Ethiopian bankers have welcomed efforts by the central bank to put stringent curbs on foreign currency reserves and pledged to continually share information on lenders to stem cases of bankruptcies in Ethiopia.
Ethiopian bankers, meeting on Thursday for the signing of a landmark agreement on the sharing of Automated Teller Machines (ATM) points amongst their respective banks, said that the sharing of customer information would help to curb cases of defaults on loans.
The apex National Bank of Ethiopia (NBE) continues to stringently monitor the activities of the commercial banks, and the stringent monitoring has seen the NBE increase the liquidity requirements by the banks to boost their foreign reserves. “This is from a prudence view point. The banks have to take care of the depositors money,” Ethiopia’s veteran banker, Amerga Kassa, President of the Nib International Bank, said.
According to Leikun Berhanu, the President of the Awash International Bank, the banks have agreed to share information among themselves on customer risk profiles. “The NBE is supervising the activities of all the banks. The banks are supervised to ensure the borrowers do not endanger the system. We will not allow one borrower to get credit from any other banks if they have any defaults anywhere,” he said.
Ethiopian bankers said shared technologies for banking and cash machines were common in most parts of the world. The country is on the brink of a major financial crisis, with the foreign currency reserves dwindling as a result of the global financial crisis and increased demand for imports locally, partly worsened by the rise in oil prices in most parts of 2008.

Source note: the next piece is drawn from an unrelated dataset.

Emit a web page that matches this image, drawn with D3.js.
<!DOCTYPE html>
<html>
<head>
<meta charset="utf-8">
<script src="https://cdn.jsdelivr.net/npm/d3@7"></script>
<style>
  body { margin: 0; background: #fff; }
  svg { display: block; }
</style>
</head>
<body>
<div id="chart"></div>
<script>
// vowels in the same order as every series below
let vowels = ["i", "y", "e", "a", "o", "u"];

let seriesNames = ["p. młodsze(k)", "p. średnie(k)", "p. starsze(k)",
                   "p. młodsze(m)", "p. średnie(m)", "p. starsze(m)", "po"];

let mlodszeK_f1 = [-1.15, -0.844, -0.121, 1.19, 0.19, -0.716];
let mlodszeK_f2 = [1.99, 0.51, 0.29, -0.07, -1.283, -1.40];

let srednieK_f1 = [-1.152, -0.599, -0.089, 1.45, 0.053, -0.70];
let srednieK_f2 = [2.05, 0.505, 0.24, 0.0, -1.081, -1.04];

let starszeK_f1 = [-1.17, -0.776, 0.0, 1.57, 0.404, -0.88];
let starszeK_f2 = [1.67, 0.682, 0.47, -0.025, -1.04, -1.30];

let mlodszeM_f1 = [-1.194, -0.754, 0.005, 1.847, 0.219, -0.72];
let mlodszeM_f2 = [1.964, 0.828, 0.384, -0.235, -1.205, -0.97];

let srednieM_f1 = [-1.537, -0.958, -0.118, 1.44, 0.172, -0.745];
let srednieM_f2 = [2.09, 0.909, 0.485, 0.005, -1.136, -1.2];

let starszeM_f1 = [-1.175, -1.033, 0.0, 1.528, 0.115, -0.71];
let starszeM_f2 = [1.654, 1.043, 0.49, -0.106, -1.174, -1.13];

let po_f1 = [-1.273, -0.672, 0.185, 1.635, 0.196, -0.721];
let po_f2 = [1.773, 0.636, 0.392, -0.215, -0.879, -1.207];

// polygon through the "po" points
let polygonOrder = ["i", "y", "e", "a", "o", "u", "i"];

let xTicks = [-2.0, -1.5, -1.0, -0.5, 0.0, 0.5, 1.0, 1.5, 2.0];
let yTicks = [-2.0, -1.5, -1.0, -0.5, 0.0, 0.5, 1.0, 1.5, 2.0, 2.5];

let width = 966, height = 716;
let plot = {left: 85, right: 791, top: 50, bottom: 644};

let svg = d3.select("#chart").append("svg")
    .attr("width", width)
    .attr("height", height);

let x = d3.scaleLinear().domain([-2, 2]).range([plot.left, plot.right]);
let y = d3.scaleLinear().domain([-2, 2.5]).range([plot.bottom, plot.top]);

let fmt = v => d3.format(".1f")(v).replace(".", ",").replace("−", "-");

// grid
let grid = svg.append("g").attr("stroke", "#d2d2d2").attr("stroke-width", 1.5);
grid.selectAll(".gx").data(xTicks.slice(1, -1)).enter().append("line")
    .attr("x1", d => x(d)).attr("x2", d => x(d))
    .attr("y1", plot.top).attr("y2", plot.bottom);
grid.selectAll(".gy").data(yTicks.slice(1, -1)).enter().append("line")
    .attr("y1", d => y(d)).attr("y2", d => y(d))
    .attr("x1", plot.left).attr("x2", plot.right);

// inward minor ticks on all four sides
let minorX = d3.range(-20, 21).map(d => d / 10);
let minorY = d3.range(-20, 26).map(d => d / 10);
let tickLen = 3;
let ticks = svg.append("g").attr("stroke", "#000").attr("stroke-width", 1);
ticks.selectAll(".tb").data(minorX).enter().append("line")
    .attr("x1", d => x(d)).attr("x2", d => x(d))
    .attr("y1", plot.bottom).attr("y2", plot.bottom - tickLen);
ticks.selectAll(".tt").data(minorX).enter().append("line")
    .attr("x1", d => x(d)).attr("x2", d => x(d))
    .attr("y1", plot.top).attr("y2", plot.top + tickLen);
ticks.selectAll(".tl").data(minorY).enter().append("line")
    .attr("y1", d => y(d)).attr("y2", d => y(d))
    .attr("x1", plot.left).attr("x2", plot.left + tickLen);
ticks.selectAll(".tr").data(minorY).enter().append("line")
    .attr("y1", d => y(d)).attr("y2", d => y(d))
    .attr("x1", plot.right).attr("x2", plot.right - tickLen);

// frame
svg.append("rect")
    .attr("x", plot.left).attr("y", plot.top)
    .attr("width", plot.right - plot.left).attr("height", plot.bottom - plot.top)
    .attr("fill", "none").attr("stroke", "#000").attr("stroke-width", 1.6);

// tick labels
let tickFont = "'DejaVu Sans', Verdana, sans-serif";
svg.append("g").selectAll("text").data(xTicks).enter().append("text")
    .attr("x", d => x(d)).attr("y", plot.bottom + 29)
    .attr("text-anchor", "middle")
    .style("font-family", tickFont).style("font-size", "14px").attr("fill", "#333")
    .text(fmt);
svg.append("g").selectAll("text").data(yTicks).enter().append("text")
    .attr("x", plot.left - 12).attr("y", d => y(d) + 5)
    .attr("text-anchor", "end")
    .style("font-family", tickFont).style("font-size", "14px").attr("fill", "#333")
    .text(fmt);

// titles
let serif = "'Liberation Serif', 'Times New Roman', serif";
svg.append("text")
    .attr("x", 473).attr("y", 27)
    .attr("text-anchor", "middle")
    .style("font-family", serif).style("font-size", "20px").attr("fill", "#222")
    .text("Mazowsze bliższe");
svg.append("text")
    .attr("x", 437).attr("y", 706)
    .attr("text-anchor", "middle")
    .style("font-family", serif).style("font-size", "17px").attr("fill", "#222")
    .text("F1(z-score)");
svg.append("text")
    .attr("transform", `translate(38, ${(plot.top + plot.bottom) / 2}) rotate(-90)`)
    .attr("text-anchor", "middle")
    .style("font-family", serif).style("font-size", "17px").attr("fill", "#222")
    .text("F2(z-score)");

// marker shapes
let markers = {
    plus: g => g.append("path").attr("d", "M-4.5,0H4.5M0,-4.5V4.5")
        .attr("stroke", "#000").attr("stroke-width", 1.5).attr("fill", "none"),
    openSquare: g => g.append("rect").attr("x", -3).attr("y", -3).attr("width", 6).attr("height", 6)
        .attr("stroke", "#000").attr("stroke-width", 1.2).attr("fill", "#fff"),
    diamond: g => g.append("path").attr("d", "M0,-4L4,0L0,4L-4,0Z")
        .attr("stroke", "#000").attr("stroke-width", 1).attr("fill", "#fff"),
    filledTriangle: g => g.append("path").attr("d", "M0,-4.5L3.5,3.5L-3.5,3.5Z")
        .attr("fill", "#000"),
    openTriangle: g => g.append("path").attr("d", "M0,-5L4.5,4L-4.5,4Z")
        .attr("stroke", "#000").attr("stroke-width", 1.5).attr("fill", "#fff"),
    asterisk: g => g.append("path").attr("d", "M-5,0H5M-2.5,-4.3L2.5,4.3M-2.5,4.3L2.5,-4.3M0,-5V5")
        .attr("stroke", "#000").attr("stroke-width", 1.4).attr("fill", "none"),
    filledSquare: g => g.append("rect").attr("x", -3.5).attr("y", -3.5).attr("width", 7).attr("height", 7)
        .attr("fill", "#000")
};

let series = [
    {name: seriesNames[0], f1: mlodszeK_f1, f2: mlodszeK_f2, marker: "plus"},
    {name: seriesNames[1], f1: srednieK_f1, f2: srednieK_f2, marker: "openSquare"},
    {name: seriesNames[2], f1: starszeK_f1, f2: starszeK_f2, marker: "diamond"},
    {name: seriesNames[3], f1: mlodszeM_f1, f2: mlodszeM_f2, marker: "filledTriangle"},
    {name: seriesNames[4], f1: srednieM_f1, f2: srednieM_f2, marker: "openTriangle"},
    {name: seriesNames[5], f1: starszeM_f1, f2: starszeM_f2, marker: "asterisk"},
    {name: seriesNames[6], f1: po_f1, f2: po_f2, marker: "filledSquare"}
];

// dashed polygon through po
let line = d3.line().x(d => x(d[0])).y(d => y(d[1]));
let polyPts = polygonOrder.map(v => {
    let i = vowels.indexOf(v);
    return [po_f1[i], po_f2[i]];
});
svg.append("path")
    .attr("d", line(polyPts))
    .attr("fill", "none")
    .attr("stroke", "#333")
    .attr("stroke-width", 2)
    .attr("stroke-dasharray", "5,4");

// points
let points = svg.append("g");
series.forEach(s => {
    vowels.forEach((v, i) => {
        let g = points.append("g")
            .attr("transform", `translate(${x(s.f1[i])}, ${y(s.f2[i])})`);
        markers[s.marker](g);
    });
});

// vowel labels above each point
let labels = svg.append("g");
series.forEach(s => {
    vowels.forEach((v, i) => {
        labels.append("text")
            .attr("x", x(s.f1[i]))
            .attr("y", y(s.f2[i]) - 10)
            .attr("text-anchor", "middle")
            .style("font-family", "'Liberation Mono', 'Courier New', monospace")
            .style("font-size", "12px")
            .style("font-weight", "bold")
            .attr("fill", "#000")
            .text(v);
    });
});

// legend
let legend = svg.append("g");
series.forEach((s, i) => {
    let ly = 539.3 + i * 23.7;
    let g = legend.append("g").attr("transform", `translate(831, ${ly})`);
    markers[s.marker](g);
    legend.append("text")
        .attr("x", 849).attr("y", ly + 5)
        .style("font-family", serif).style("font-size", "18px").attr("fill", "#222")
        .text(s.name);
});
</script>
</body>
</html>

NBE has introduced a number of measures to stem the crisis, among them, putting curbs on the amount of loans disbursed by the commercial banks. This has been done by asking the commercial banks to ensure their reserves are triple the amount they have previously been allowed before, which means lending to the private sector should be limited while the government commits to zero domestic borrowing.
The commercial banks said the strict monitoring and sharing of customer information, relating to the loans and other credit references, would help to stabilise the banks. “We do not feel constrained by these requirements. These measures are okay for us, we do not feel we are particularly under any pressure,” Kassa said.

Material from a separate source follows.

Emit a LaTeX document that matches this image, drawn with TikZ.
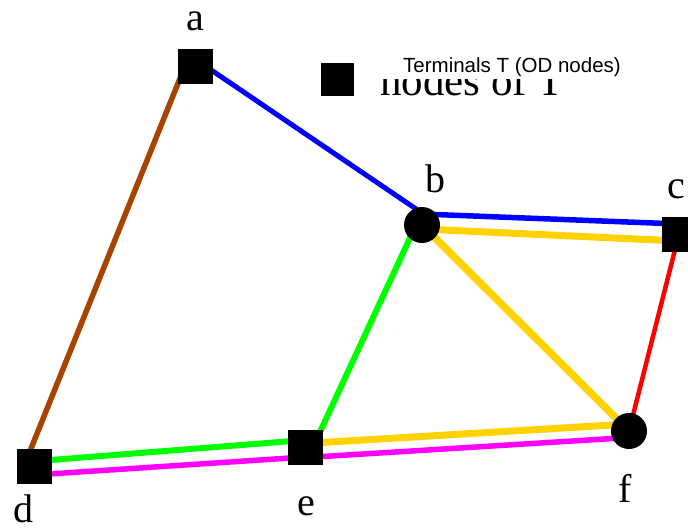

Three Ethiopian banks, NIB, Awash International and United Bank, have joined forces to create a network of interlinked ATMs across the country to allow Ethiopians easy access to non-cash-based transactions in line with new trends across Africa.
The three banks hope to launch the new ATM system, with an initial number of 140 ATMs and some 340 points of sale, where customers with credit and debit cards issued by any of the three banks can get services across the country. The deal is meant to offer ATM services across all the airports, domestic and the international airports, shopping malls and supermarkets. The three banks are to spend US$4 million to rollout the joint ATM networks over the next six months.